The point is that lithium rechargeables are not available in AA
and AAA format because of the inevitable problem that can
occur when they are charged in an inappropriate charger.

Also I own a Siemens C4000 cordless phone and it works with
standard AA rechargeable batteries. It can take NiCd or NiMh
batteries.


So does my Panasonic, and I bought it for that reason.


It will not however accept lithium rechargable batterys.


Both of my current cellphones, Nokias, will accept all of NiMH,
NiCad and Lion batterys, but they arent AA or AAA format
because there is too much risk with that approach of someone
trying to charge the Lion batterys with a separate charger that
doesnt know how to charge Lion batterys.


If you move the charging circuit to the battery
pack (like laptops battery packs do),


They dont necessarily, and cellphone certainly dont.

you donīt have to worry about that.


Pity it isnt even possible with the battery used in an ipod.

So, *if* the manufacturer wants to develop a product
using standard rechageable batteries, *it can do it*.

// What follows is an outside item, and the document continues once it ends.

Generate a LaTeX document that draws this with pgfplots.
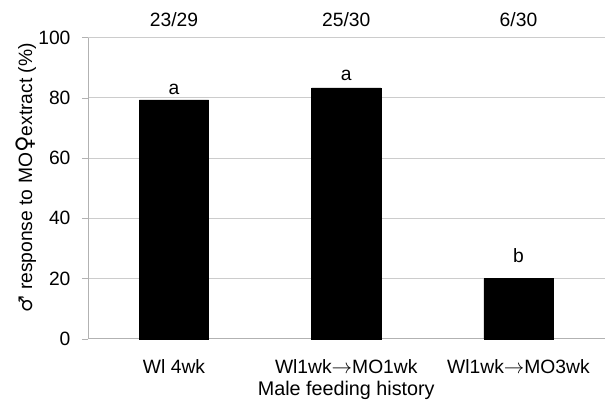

Nope, because there is no way to stop someone putting
it in a charger that knows nothing about Lion charging.


I said "standard rechargeable batteries", not LiOn.


Pity we happened to be discussing the use of lithium
rechargable batterys in AA and AAA format.

What part of that didnīt you understood?


What part of discussing the use of lithium rechargable batterys
in AA and AAA format did you not understand ? Ipods in spades.